Tony Thompson thinks he'll be a marked man after what happened last season.
Auburn's defense, one of the nation's best, was shredded by Tennessee for 350 yards on the ground. The Volunteers were so successful they only had to throw seven times in a 21-14 victory."I'm sure they remember it," said Thompson, Tennessee's senior tailback who took over the starting job after Chuck Webb suffered a season-ending injury. "I think they'll play us heavy on the run since they pride themselves on stopping the run."
Saturday at Jordan-Hare Stadium, the two Southeastern Conference powers meet for the 42nd time in a game that will push the winner to the front of the league race. Auburn is 2-0 and ranked third in the nation; Tennessee is 3-0-1 and rated No. 5.
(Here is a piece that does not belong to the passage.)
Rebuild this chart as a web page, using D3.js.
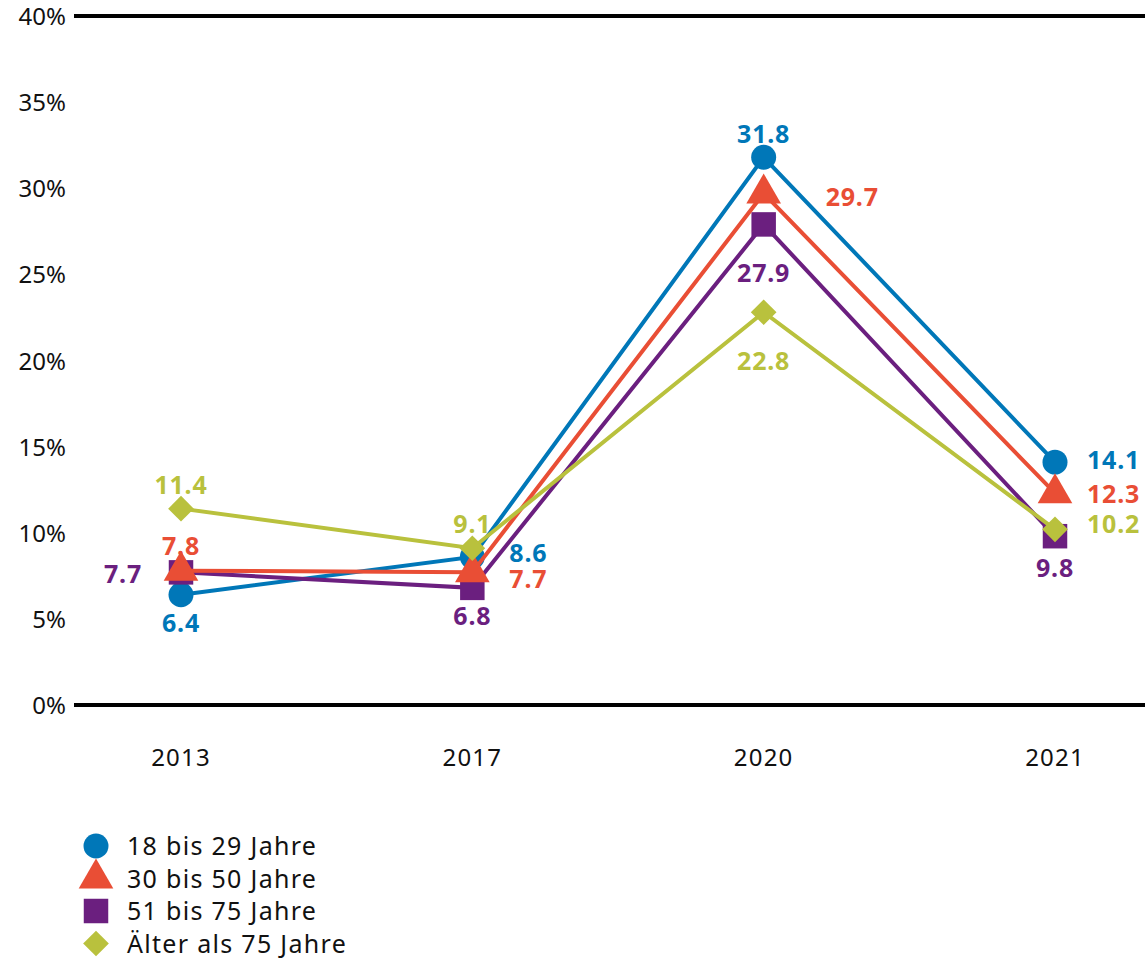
<!DOCTYPE html>
<html lang="de">
<head>
<meta charset="utf-8">
<title>Altersgruppen</title>
<script src="https://cdn.jsdelivr.net/npm/d3@7"></script>
<style>
    body { margin: 0; background: #fff; }
    text { font-family: "Noto Sans", sans-serif; }
    .tick-label { font-size: 24px; fill: #111; }
    .xlab { letter-spacing: 1.2px; }
    .value { font-size: 25px; font-weight: bold; letter-spacing: 0.8px; }
    .legend text { font-size: 25px; fill: #111; letter-spacing: 1.3px; }
    .line { fill: none; stroke-width: 4; }
</style>
</head>
<body>
<div id="chart"></div>
<script>
// data
const years = ["2013", "2017", "2020", "2021"];
const yTicks = [0, 5, 10, 15, 20, 25, 30, 35, 40];
const seriesNames = ["18 bis 29 Jahre", "30 bis 50 Jahre", "51 bis 75 Jahre", "Älter als 75 Jahre"];
const age18to29 = [6.4, 8.6, 31.8, 14.1];
const age30to50 = [7.8, 7.7, 29.7, 12.3];
const age51to75 = [7.7, 6.8, 27.9, 9.8];
const age75plus = [11.4, 9.1, 22.8, 10.2];

const WIDTH = 1145, HEIGHT = 958;
const COLOURS = ["#0077b8", "#e94e35", "#6b1f7f", "#b9c13d"];
const SHAPES = ["circle", "triangle", "square", "diamond"];

// label placement per point: [dx, dy, anchor]
const LABELPOS = [
    [[0, 37, "middle"], [37, 5, "start"], [0, -14, "middle"], [32, 7, "start"]],
    [[0, -16, "middle"], [37, 16, "start"], [62, 13, "start"], [32, 10, "start"]],
    [[-58, 11, "middle"], [0, 37, "middle"], [0, 58, "middle"], [0, 41, "middle"]],
    [[0, -15, "middle"], [0, -15, "middle"], [0, 58, "middle"], [32, 4, "start"]]
];

const series = [age18to29, age30to50, age51to75, age75plus].map((v, i) => ({
    name: seriesNames[i], values: v, colour: COLOURS[i], shape: SHAPES[i], labels: LABELPOS[i]
}));

let svg = d3.select("#chart").append("svg")
    .attr("width", WIDTH)
    .attr("height", HEIGHT);

let xScale = d3.scalePoint().domain(years).range([181, 1055]);
let yScale = d3.scaleLinear().domain([0, 40]).range([705, 16]);

// y labels
svg.selectAll(".ylab").data(yTicks).enter().append("text")
    .attr("class", "tick-label")
    .attr("x", 66)
    .attr("y", d => yScale(d) + 9)
    .attr("text-anchor", "end")
    .text(d => d + "%");

// baseline and top line
svg.selectAll(".hline").data([0, 40]).enter().append("line")
    .attr("x1", 74).attr("x2", WIDTH)
    .attr("y1", d => yScale(d)).attr("y2", d => yScale(d))
    .attr("stroke", "#000").attr("stroke-width", 4);

// x labels
svg.selectAll(".xlab").data(years).enter().append("text")
    .attr("class", "tick-label xlab")
    .attr("x", d => xScale(d))
    .attr("y", 766)
    .attr("text-anchor", "middle")
    .text(d => d);

function marker(shape) {
    if (shape == "circle") return d3.symbol(d3.symbolCircle, 490)();
    if (shape == "triangle") return d3.symbol(d3.symbolTriangle, 520)();
    if (shape == "square") return d3.symbol(d3.symbolSquare, 600)();
    return d3.symbol(d3.symbolSquare, 330)();
}

let lineGen = d3.line()
    .x((d, i) => xScale(years[i]))
    .y(d => yScale(d));

// draw order: blue, purple, red, green
for (let idx of [0, 2, 1, 3]) {
    let s = series[idx];
    svg.append("path")
        .datum(s.values)
        .attr("class", "line")
        .attr("d", lineGen)
        .attr("stroke", s.colour);

    svg.selectAll(".m" + idx).data(s.values).enter().append("path")
        .attr("d", marker(s.shape))
        .attr("fill", s.colour)
        .attr("transform", (d, i) => "translate(" + xScale(years[i]) + "," + yScale(d) + ")" +
            (s.shape == "diamond" ? " rotate(45)" : ""));
}

// value labels
series.forEach(s => {
    svg.selectAll(null).data(s.values).enter().append("text")
        .attr("class", "value")
        .attr("fill", s.colour)
        .attr("x", (d, i) => xScale(years[i]) + s.labels[i][0])
        .attr("y", (d, i) => yScale(d) + s.labels[i][1])
        .attr("text-anchor", (d, i) => s.labels[i][2])
        .text(d => d.toFixed(1));
});

// legend
let legend = svg.selectAll(".legend").data(series).enter().append("g")
    .attr("class", "legend")
    .attr("transform", (d, i) => "translate(96," + (846 + i * 32.5) + ")");

legend.append("path")
    .attr("d", d => marker(d.shape))
    .attr("fill", d => d.colour)
    .attr("transform", d => d.shape == "diamond" ? "rotate(45)" : "");

legend.append("text")
    .attr("x", 31)
    .attr("y", 9)
    .text(d => d.name);
</script>
</body>
</html>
"The whole team knows what's at stake," said Auburn quarterback Stan White. "This is one of the biggest, if not the biggest game of the season. Whoever wins is going to be sitting pretty good in the SEC."
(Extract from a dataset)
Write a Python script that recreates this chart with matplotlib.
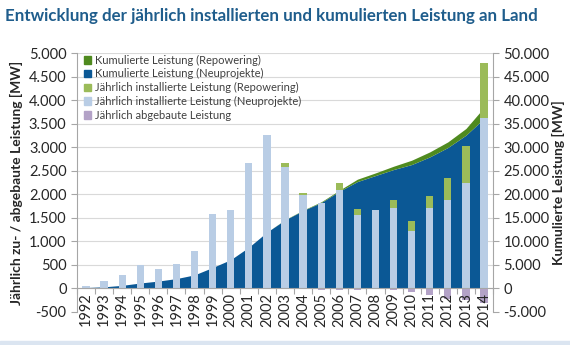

Particularly since Florida has been banished from the conference race by the NCAA. Kentucky and Vanderbilt are the only other teams without at least one SEC loss, and neither is expected to challenge for the title.
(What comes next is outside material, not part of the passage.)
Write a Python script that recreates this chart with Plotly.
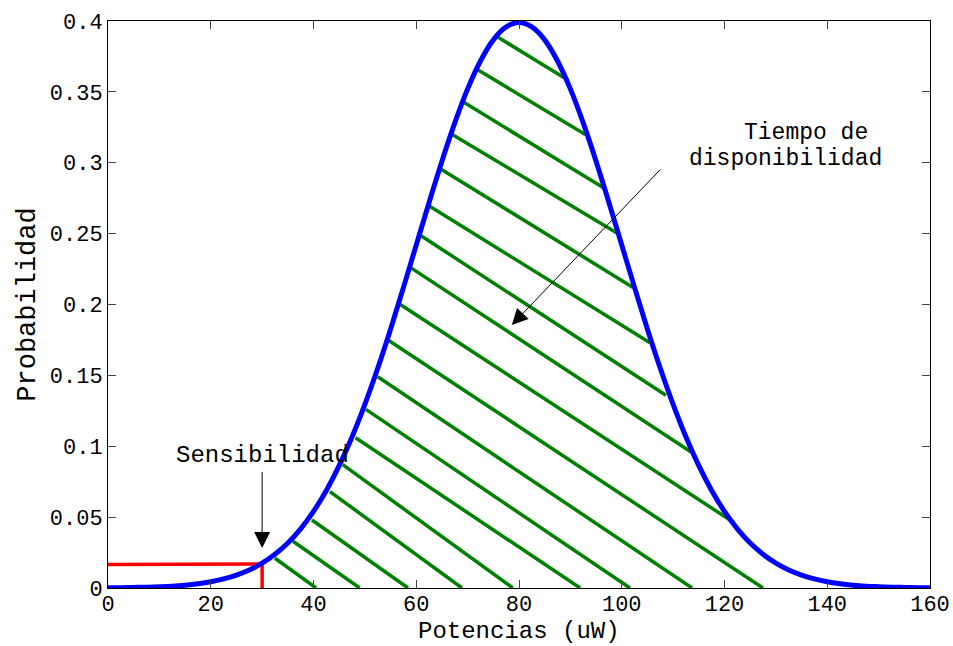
import plotly.graph_objects as go

# Curve (x in uW, probability)
pot_x = [i * 2.5 for i in range(65)]
prob_left = [0.0001, 0.0002, 0.0004, 0.0006, 0.0009, 0.0013, 0.0020, 0.0030,
             0.0044, 0.0064, 0.0091, 0.0127, 0.0175, 0.0238, 0.0317, 0.0417,
             0.0540, 0.0688, 0.0863, 0.1065, 0.1295, 0.1550, 0.1826, 0.2119,
             0.2420, 0.2720, 0.3011, 0.3281, 0.3521, 0.3718, 0.3867, 0.3958]
prob_peak = [0.3989]
prob_y = prob_left + prob_peak + prob_left[::-1]

# Sensitivity marker (red)
sens_x = [0, 30, 30]
sens_y = [0.0165, 0.0170, -0.002]

# Hatch segments (start on left flank, end on right flank or on the axis)
hatch_x0 = [75.7, 71.8, 69.1, 67.0, 64.6, 62.3, 60.7, 58.9, 56.9, 54.5,
            52.5, 50.2, 48.2, 45.7, 43.2, 39.7, 36.0, 32.5]
hatch_y0 = [0.389, 0.366, 0.343, 0.320, 0.296, 0.270, 0.249, 0.226, 0.200, 0.175,
            0.149, 0.126, 0.106, 0.087, 0.068, 0.048, 0.033, 0.021]
hatch_x1 = [88.8, 92.9, 96.6, 99.3, 102.2, 105.5, 108.6, 113.5, 121.9, 127.5,
            113.7, 101.6, 91.9, 78.8, 68.9, 58.4, 49.0, 40.5]
hatch_y1 = [0.360, 0.320, 0.282, 0.250, 0.212, 0.173, 0.136, 0.096, 0.046, 0.0,
            0.0, 0.0, 0.0, 0.0, 0.0, 0.0, 0.0, 0.0]

x_ticks = [0, 20, 40, 60, 80, 100, 120, 140, 160]
y_ticks = [0, 0.05, 0.1, 0.15, 0.2, 0.25, 0.3, 0.35, 0.4]
y_tick_text = ["0", "0.05", "0.1", "0.15", "0.2", "0.25", "0.3", "0.35", "0.4"]

FONT = "Liberation Mono"

fig = go.Figure()

hx, hy = [], []
for a, b, c, d in zip(hatch_x0, hatch_y0, hatch_x1, hatch_y1):
    hx += [a, c, None]
    hy += [b, d, None]
fig.add_trace(go.Scatter(x=hx, y=hy, mode="lines",
                         line=dict(color="#008000", width=3.5),
                         hoverinfo="skip", showlegend=False))

fig.add_trace(go.Scatter(x=sens_x, y=sens_y, mode="lines", cliponaxis=False,
                         line=dict(color="#ff0000", width=3.5),
                         showlegend=False))

fig.add_trace(go.Scatter(x=pot_x, y=prob_y, mode="lines",
                         line=dict(color="#0000ff", width=5, shape="spline"),
                         showlegend=False))

# Annotations
fig.add_annotation(x=30, y=0.0282, ax=30, ay=0.083, axref="x", ayref="y",
                   text="", showarrow=True, arrowhead=2, arrowsize=3.2,
                   arrowwidth=1, arrowcolor="black")
fig.add_annotation(x=30, y=0.0935, text="Sensibilidad", showarrow=False,
                   font=dict(family=FONT, size=24, color="black"))
fig.add_annotation(x=78.6, y=0.1855, ax=107.8, ay=0.2963, axref="x", ayref="y",
                   text="", showarrow=True, arrowhead=2, arrowsize=3.2,
                   arrowwidth=1, arrowcolor="black")
fig.add_annotation(x=135.9, y=0.3210, text="Tiempo de", showarrow=False,
                   font=dict(family=FONT, size=23, color="black"))
fig.add_annotation(x=131.9, y=0.3030, text="disponibilidad", showarrow=False,
                   font=dict(family=FONT, size=23, color="black"))
# x-axis title
fig.add_annotation(x=0.5, y=-0.0767, xref="paper", yref="paper", yanchor="middle",
                   borderpad=0, text="Potencias (uW)", showarrow=False,
                   font=dict(family=FONT, size=24, color="black"))

axis_common = dict(showline=True, linecolor="black", linewidth=1, mirror="ticks",
                   ticks="inside", ticklen=8, tickcolor="#444", tickwidth=1,
                   showgrid=False, zeroline=False, automargin=False,
                   tickfont=dict(family=FONT, size=22, color="black"))

fig.update_xaxes(range=[0, 160], tickvals=x_ticks, ticklabelstandoff=-4, **axis_common)
fig.update_yaxes(range=[0, 0.4], tickvals=y_ticks, ticktext=y_tick_text, **axis_common,
                 title=dict(text="Probabilidad", standoff=6,
                            font=dict(family=FONT, size=27, color="black")))

fig.update_layout(width=953, height=646, plot_bgcolor="white", paper_bgcolor="white",
                  margin=dict(l=108, r=23, t=21, b=58), showlegend=False)

fig.write_html("out.html")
But Auburn and Tennessee both have their sights set higher than just the SEC.
"In order to win the national championship, Cal State Fullerton has as much importance as this game," said Auburn free safety John Wiley, referring to the Tigers' victim in the season opener. "Whether we win or lose is the bottom line."
Auburn expects a more diversified attack than Tennessee showed last year, with quarterback Andy Kelly (56 of 92 for 704 yards and three touchdowns) complimenting Thompson (45 carries for 414 yards and seven TDs).
The Volunteers' offense has been devastating in their first four games, averaging 45.5 points and 487.8 yards per contest.
"We have to be able to run the ball and control the clock to keep our defense off the field," Wiley said. "We've got to put them in situations where they've got to throw. Then we've got to stop them."
That puts the pressure on a defensive line led by David Rocker, younger brother of 1988 Lombardi Trophy winner Tracy Rocker.
"This is Rocker number two, and he looks a lot like Rocker number one and the giants who preceded them through the years with size, strength, agility and mobility," said Tennessee coach John Majors.
Majors said he is just as concerned about Auburn's versatility on offense, although the running game has been overshadowed by White, a redshirt freshman.
"He's one of the most impressive young men I've seen at any position," the Tennessee coach said. "He doesn't look like a redshirt freshman. He's got a major league arm."
But White, despite completing 37 of 66 passes for 532 yards and five touchdowns in his first two starts, said he still has plenty of work to do.
"The main thing I want to do against Tennessee is not put our defense in pressure situations where they have to stop them every time," he said. "We have to move the ball enough so that when we punt, we'll back their offense up."
Auburn should have a big advantage playing at home, if the past decade is any indication. The Tigers have won only once in Knoxville since coach Pat Dye was hired in 1981, but Auburn is 4-0 against Tennessee at Jordan-Hare Stadium.
"I'm not one of those coaches who says there's no advantage to playing at home," Dye said. "It's a hell of an advantage to play at home. I would much rather be playing at Jordan-Hare Stadium this weekend."